“Apúrate por favor que estamos retrasados y la invitación para el almuerzo es a la 1:00 p.m.”, me comentó un amigo ya algo mortificado por mi demora. Mi respuesta –era yo una persona mucho más joven en esa época– fue decirle alegremente: “qué tanto me apuras, total, el almuerzo es en casa de tu hermano, es de confianza; qué importa si llegamos algo tarde”.
Me gustaría que pudieran haber visto la cara que puso mi amigo al escuchar mi comentario: era de espanto, incredulidad y censura –todo al mismo tiempo–. Justamente, me dijo muy serio, el almuerzo es de mi hermano. Por lo tanto, no debemos llegar tarde. Es mi familia, nada más cercano ni importante para mí, son ellos quienes más respeto y consideración me merecen en el mundo entero.

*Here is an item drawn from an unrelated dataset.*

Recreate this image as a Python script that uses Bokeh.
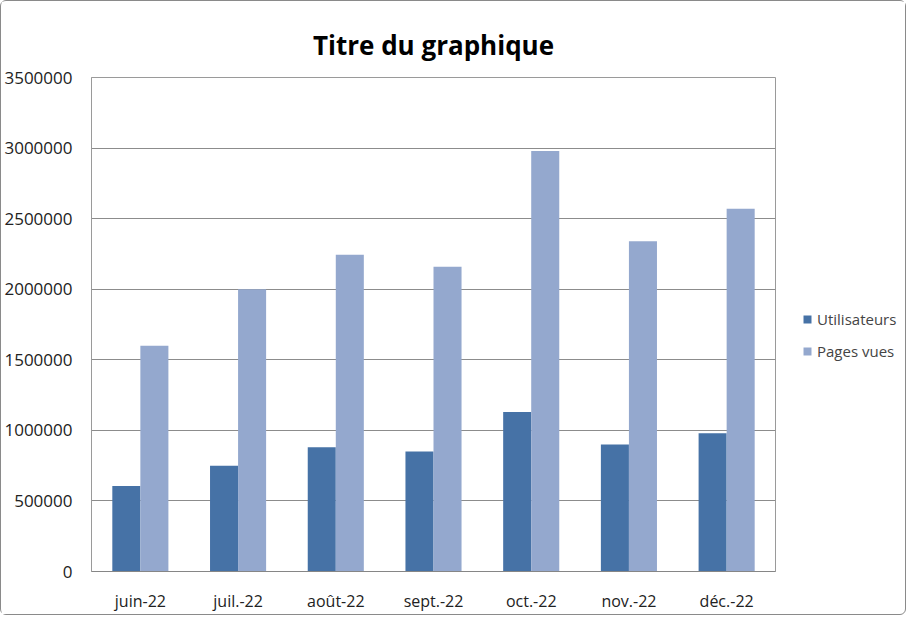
from bokeh.plotting import figure
from bokeh.layouts import row
from bokeh.models import Legend, LegendItem, ColumnDataSource, NumeralTickFormatter, FixedTicker
from bokeh.transform import dodge
from bokeh.embed import file_html
from bokeh.resources import INLINE

months = ["juin-22", "juil.-22", "août-22", "sept.-22", "oct.-22", "nov.-22", "déc.-22"]
utilisateurs = [605000, 750000, 880000, 850000, 1130000, 900000, 980000]
pages_vues = [1600000, 2000000, 2245000, 2160000, 2980000, 2340000, 2570000]
y_ticks = [0, 500000, 1000000, 1500000, 2000000, 2500000, 3000000, 3500000]
series_names = ["Utilisateurs", "Pages vues"]
series_colors = ["#4672A6", "#94A8CE"]

FONT = "Open Sans"

src = ColumnDataSource(dict(month=months, u=utilisateurs, pv=pages_vues))

p = figure(x_range=months, y_range=(0, 3500000), frame_width=684, frame_height=494,
           output_backend="svg", toolbar_location=None,
           min_border_left=90, min_border_right=1, min_border_top=76, min_border_bottom=36)
p.x_range.range_padding = 0

p.vbar(x=dodge("month", -0.1435, range=p.x_range), top="u", width=0.287, bottom=0,
       source=src, fill_color=series_colors[0], line_color=None)
p.vbar(x=dodge("month", 0.1435, range=p.x_range), top="pv", width=0.287, bottom=0,
       source=src, fill_color=series_colors[1], line_color=None)

p.title.text = "Titre du graphique"
p.title.text_font = FONT
p.title.text_font_style = "bold"
p.title.text_font_size = "26px"
p.title.align = "center"
p.title.text_color = "#000000"
p.title.standoff = 29

p.yaxis.ticker = FixedTicker(ticks=y_ticks)
p.yaxis.formatter = NumeralTickFormatter(format="0")
p.yaxis.major_tick_line_color = None
p.yaxis.minor_tick_line_color = None
p.yaxis.axis_line_color = "#9a9a9a"
p.yaxis.major_label_text_font = FONT
p.yaxis.major_label_text_font_size = "17px"
p.yaxis.major_label_text_color = "#222222"
p.yaxis.major_label_standoff = 13

p.xaxis.major_tick_line_color = None
p.xaxis.minor_tick_line_color = None
p.xaxis.axis_line_color = "#868686"
p.xaxis.major_label_text_font = FONT
p.xaxis.major_label_text_font_size = "16px"
p.xaxis.major_label_text_color = "#222222"
p.xaxis.major_label_standoff = 12

p.xgrid.grid_line_color = None
p.ygrid.grid_line_color = "#8c8c8c"
p.ygrid.grid_line_width = 1
p.outline_line_color = "#9a9a9a"
p.outline_line_width = 1

# legend panel (separate figure so the legend is not stretched)
lg = figure(width=129, height=606, x_range=(0, 1), y_range=(0, 1),
            output_backend="svg", toolbar_location=None,
            x_axis_location=None, y_axis_location=None,
            min_border_left=0, min_border_right=0, min_border_top=0, min_border_bottom=0)
lg.outline_line_color = None
lg.grid.grid_line_color = None
items = []
for name, col in zip(series_names, series_colors):
    # zero-size proxy glyph: only used to give the legend its swatch colour
    rr = lg.vbar(x=[0], top=[0], bottom=[0], width=0, fill_color=col, line_color=None)
    items.append(LegendItem(label=name, renderers=[rr]))

legend = Legend(items=items, location=(26, 203), border_line_color=None,
                background_fill_alpha=0, glyph_width=10, glyph_height=10,
                label_text_font=FONT, label_text_font_size="15px",
                spacing=12, padding=4, margin=0)
lg.add_layout(legend, "center")

page = row(p, lg, styles={"border": "1px solid #8a8a8a", "border-radius": "6px"})

open("out.html", "w").write(file_html(page, INLINE))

Confieso que me quedé aturdida por su reacción. En mi mentalidad de aquel tiempo, la “confianza” o cercanía con alguien permitía y perdonaba alguna que otra falta de consideración, incluyendo la impuntualidad. Fue una lección que cambió mi paradigma de cómo valores como el respeto y la consideración hacen que las familias, como la de este amigo, por ejemplo, funcionen tan bien, siempre en armonía y en un ambiente grato, agradable, cálido y positivo para todos. Y claro, eso se da –hoy lo entiendo bien– gracias a esa cultura de respeto mutuo y permanente consideración por el otro.
Lo mismo pasa en las organizaciones exitosas y en cualquier otro tipo de agrupación de personas; entre ellos los países, por supuesto. Y muy importante, aquellos que logran establecer una cultura de respeto son quienes casi siempre van a la cabeza en las mediciones e indicadores de resultados de éxito en muchas variables. Variables como crecimiento, rentabilidad, marca empleadora, ambiente de trabajo, lugar deseado para trabajar –o vivir–, oportunidades de desarrollo y crecimiento personal, felicidad, compromiso, productividad, entre otros.
Tengo el privilegio de trabajar cada año con cientos de organizaciones en el Perú que tienen una verdadera cultura de respeto por su gente (sí, sí existen y damos fe de ello a diario). Son esas organizaciones con quien no solo es un placer trabajar e interactuar, sino que, además, son líderes en sus sectores a nivel local, regional y hasta mundial, cuando es el caso.
Y son las líderes ya que genuinamente se esfuerzan por lograr una cultura de respeto por su gente de todo nivel. Invierten en asegurarse que sus valores son entendidos y abrazados por todos sin excepción. Educan, entrenan y capacitan en esos valores a sus líderes y a todos en general. No escatiman recursos para ser coherentes y consistentes con esos valores que rigen sus conductas y promesas, y especialmente lo son cuando las cosas se ponen difíciles e incluso, cuando deben dejar ir personas. Sus comportamientos durante la pandemia han sido un claro ejemplo de ello.
El respeto no cuesta más. No es un gasto, no es negociable ni tampoco es condicional a la situación o conveniencia. No acepta excusas ni excepciones temporales. El respeto es inclusivo, no discrimina, acerca a las personas y facilita la convivencia y calidad de vida. El respeto verdadero hace que las organizaciones, familias y países funcionen mejor, siempre y para todos. Hoy lo necesitamos más que nunca.